# TASK DIRECTIONS
Exactly as written, write out the lines below from the first to the one containing "from matplotlib.ticker import", inclusive. Pictures do not belong in the copy.

# RECORDED INFORMATION
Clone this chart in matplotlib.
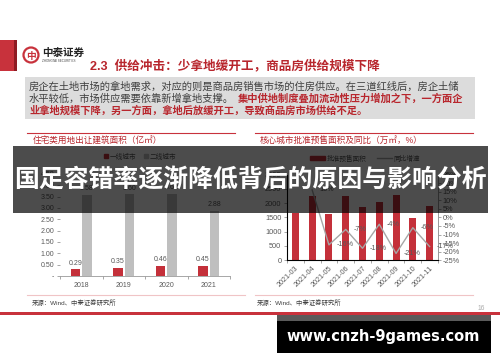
import numpy as np
import matplotlib
matplotlib.use('Agg')
import matplotlib.pyplot as plt
from matplotlib.patches import Rectangle, Circle, Patch
from matplotlib.lines import Line2D
from matplotlib.ticker import FuncFormatter, FixedLocator

plt.rcParams['font.family'] = ['Liberation Sans', 'Noto Sans CJK SC', 'DejaVu Sans']
plt.rcParams['axes.unicode_minus'] = False

# ── Data ──────────────────────────────────────────────────────
years = ['2018', '2019', '2020', '2021']
tier1 = [0.29, 0.35, 0.46, 0.45]          # 一线城市
tier2 = [3.58, 3.60, 3.62, 2.88]          # 二线城市

months = ['2021-03', '2021-04', '2021-05', '2021-06', '2021-07',
          '2021-08', '2021-09', '2021-10', '2021-11']
presale = [1650, 2260, 1620, 2240, 1850, 2030, 2300, 1470, 1910]
yoy = [np.nan, 0.16, -0.16, -0.07, -0.18, -0.04, -0.21, -0.06, -0.17]

RED = '#c4303a'
TXT = '#595959'
W, H = 500, 362

fig = plt.figure(figsize=(5, 3.62), dpi=100)
fig.patch.set_facecolor('white')


def box(x0, y0, x1, y1, z=1):
    return fig.add_axes([x0 / W, 1 - y1 / H, (x1 - x0) / W, (y1 - y0) / H], zorder=z)


# ── Page layer (pixel coordinates) ────────────────────────────
page = box(0, 0, W, H, z=0)
page.set_xlim(0, W)
page.set_ylim(H, 0)
page.axis('off')

page.add_patch(Rectangle((0, 40), 14, 31, color='#c8323c', lw=0))
page.add_patch(Rectangle((14, 40), 3, 31, color='#8e1c24', lw=0))
page.add_patch(Circle((31, 55), 7.5, fc='white', ec='#c8323c', lw=1.6))
page.text(31, 55.5, '中', color='#c8323c', fontsize=7, ha='center', va='center',
          fontweight='bold')
page.text(42, 52.5, '中泰证券', fontsize=7.6, fontweight='bold', color='#222222',
          va='center', ha='left')
page.text(42, 60.5, 'ZHONGTAI SECURITIES', fontsize=2.2, color='#444444',
          va='center', ha='left')
page.text(90, 66, '2.3  供给冲击：少拿地缓开工，商品房供给规模下降', fontsize=9.1,
          fontweight='bold', color='#b8262d', va='center', ha='left')

page.add_patch(Rectangle((25, 77), 450, 41.5, color='#dcdcdc', lw=0))
page.text(29, 87, '房企在土地市场的拿地需求，对应的则是商品房销售市场的住房供应。在三道红线后，房企土储',
          fontsize=7.4, color='#404040', va='center', ha='left')
page.text(29, 99, '水平较低，市场供应需要依靠新增拿地支撑。',
          fontsize=7.4, color='#404040', va='center', ha='left')
page.text(238, 99, '集中供地制度叠加流动性压力增加之下，一方面企',
          fontsize=7.4, color='#b8262d', fontweight='bold', va='center', ha='left')
page.text(29, 111, '业拿地规模下降，另一方面，拿地后放缓开工，导致商品房市场供给不足。',
          fontsize=7.4, color='#b8262d', fontweight='bold', va='center', ha='left')

# chart frames
for x0, x1 in [(27, 235), (255, 473)]:
    page.plot([x0, x1], [132.5, 132.5], color='#c8323c', lw=0.8)
page.plot([27, 245], [295, 295], color='#f0c4c6', lw=0.8)
page.plot([255, 473], [295, 295], color='#f0c4c6', lw=0.8)
page.text(33, 140, '住宅类用地出让建筑面积（亿㎡）', fontsize=6.2, color='#b8262d',
          va='center', ha='left')
page.text(260, 140, '核心城市批准预售面积及同比（万㎡，%）', fontsize=6.2, color='#b8262d',
          va='center', ha='left')
page.text(32, 303, '来源：Wind、中泰证券研究所', fontsize=4.6, color='#404040',
          va='center', ha='left')
page.text(257, 303, '来源：Wind、中泰证券研究所', fontsize=4.6, color='#404040',
          va='center', ha='left')
page.text(481, 308, '16', fontsize=4.8, color='#aaaaaa', va='center', ha='center')
page.add_patch(Rectangle((0, 311.5), W, 3, color='#c8323c', lw=0))

# ── Left chart ────────────────────────────────────────────────
ax = box(60, 174, 230, 276)
x = np.arange(len(years))
ax.bar(x - 0.135, tier1, width=0.22, color=RED, zorder=3)
ax.bar(x + 0.135, tier2, width=0.22, color='#bfbfbf', zorder=3)
for i, v in enumerate(tier1):
    ax.text(i - 0.135, v + 0.12, f'{v:.2f}', ha='center', va='bottom', fontsize=5, color=TXT)
for i, v in enumerate(tier2):
    ax.text(i + 0.135, v + 0.12, f'{v:.2f}', ha='center', va='bottom', fontsize=5, color=TXT)
ax.set_xlim(-0.5, len(years) - 0.5)
ax.set_ylim(0, 4.5)
ax.set_yticks(np.arange(0, 4.51, 0.5))
ax.yaxis.set_major_formatter(FuncFormatter(lambda v, p: '-' if v == 0 else f'{v:.2f}'))
ax.xaxis.set_major_locator(FixedLocator(np.arange(-0.5, len(years), 1.0)))
ax.xaxis.set_major_formatter(FuncFormatter(lambda v, p: ''))
ax.set_xticks(x, minor=True)
ax.set_xticklabels(years, minor=True)
ax.tick_params(axis='x', which='minor', length=0, labelsize=5, labelcolor=TXT, pad=4)
ax.tick_params(axis='x', which='major', length=2.5, color='#999999', width=0.6)
ax.tick_params(axis='y', length=2, color='#999999', width=0.6, labelsize=5,
               labelcolor=TXT, pad=2)
for s in ['top', 'right', 'left']:
    ax.spines[s].set_visible(False)
ax.spines['bottom'].set_color('#999999')
ax.spines['bottom'].set_linewidth(0.6)
ax.legend(handles=[Patch(color=RED, label='一线城市'), Patch(color='#bfbfbf', label='二线城市')],
          loc='center', bbox_to_anchor=(140 / W, 1 - 157 / H), bbox_transform=fig.transFigure,
          ncol=2, frameon=False, fontsize=4.8, handlelength=0.6, handleheight=0.6,
          handletextpad=0.3, columnspacing=1.2, labelcolor=TXT)

# ── Right chart ───────────────────────────────────────────────
bx = box(287, 174.5, 438, 260.3)
m = np.arange(len(months))
bx.bar(m, presale, width=0.42, color=RED, zorder=3)
bx.set_xlim(-0.5, len(months) - 0.5)
bx.set_ylim(0, 3000)
bx.set_yticks(np.arange(0, 3001, 500))
bx.xaxis.set_major_locator(FixedLocator(np.arange(-0.5, len(months), 1.0)))
bx.xaxis.set_major_formatter(FuncFormatter(lambda v, p: ''))
bx.set_xticks(m, minor=True)
bx.set_xticklabels(months, minor=True, rotation=45, ha='right', rotation_mode='anchor')
bx.tick_params(axis='x', which='minor', length=0, labelsize=5.2, labelcolor=TXT, pad=3)
bx.tick_params(axis='x', which='major', length=2.5, color='#999999', width=0.6)
bx.tick_params(axis='y', length=2, color='#999999', width=0.6, labelsize=5.3,
               labelcolor=TXT, pad=2)
bx.spines['top'].set_visible(False)
for s in ['left', 'bottom', 'right']:
    bx.spines[s].set_color('#999999')
    bx.spines[s].set_linewidth(0.6)

b2 = bx.twinx()
b2.plot(m, yoy, color='#a6a6a6', lw=1.0, zorder=4)
for i, v in enumerate(yoy):
    if not np.isnan(v):
        b2.text(i + 0.45, v, f'{v:.0%}', ha='left', va='center', fontsize=5.2, color=TXT)
b2.set_ylim(-0.25, 0.25)
b2.set_yticks(np.arange(-0.25, 0.251, 0.05))
b2.yaxis.set_major_formatter(FuncFormatter(lambda v, p: f'{round(v * 100):d}%'))
b2.tick_params(axis='y', length=2, color='#999999', width=0.6, labelsize=5.3,
               labelcolor=TXT, pad=1.5)
b2.spines['top'].set_visible(False)
b2.spines['right'].set_color('#999999')
b2.spines['right'].set_linewidth(0.6)
bx.legend(handles=[Patch(color=RED, label='批准预售面积'),
                   Line2D([0], [0], color='#a6a6a6', lw=1.0, label='同比增速')],
          loc='center', bbox_to_anchor=(365 / W, 1 - 159 / H), bbox_transform=fig.transFigure,
          ncol=2, frameon=False, fontsize=4.8, handlelength=2.2, handleheight=0.5,
          handletextpad=0.3, columnspacing=1.6, labelcolor=TXT)

# ── Overlay banner + watermark ────────────────────────────────
top = box(0, 0, W, H, z=10)
top.set_xlim(0, W)
top.set_ylim(H, 0)
top.axis('off')
top.patch.set_alpha(0)
top.add_patch(Rectangle((13, 146), 475, 67, color='black', alpha=0.7, lw=0))
top.text(250, 180, '国足容错率逐渐降低背后的原因与影响分析', fontsize=17.9, fontweight='bold',
         color='white', ha='center', va='center', family=['Noto Sans CJK SC'])
top.add_patch(Rectangle((277, 315), 214, 6, color='#5a5a5a', lw=0))
top.add_patch(Rectangle((277, 321), 214, 32, color='black', lw=0))
top.text(383.5, 337, 'www.cnzh-9games.com', fontsize=10.5, fontweight='bold',
         color='white', ha='center', va='center', family=['DejaVu Sans'])

fig.savefig('out.png', dpi=100, facecolor='white')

# EXPECTED ANSWER
Clone this chart in matplotlib.
import numpy as np
import matplotlib
matplotlib.use('Agg')
import matplotlib.pyplot as plt
from matplotlib.patches import Rectangle, Circle, Patch
from matplotlib.lines import Line2D
from matplotlib.ticker import FuncFormatter, FixedLocator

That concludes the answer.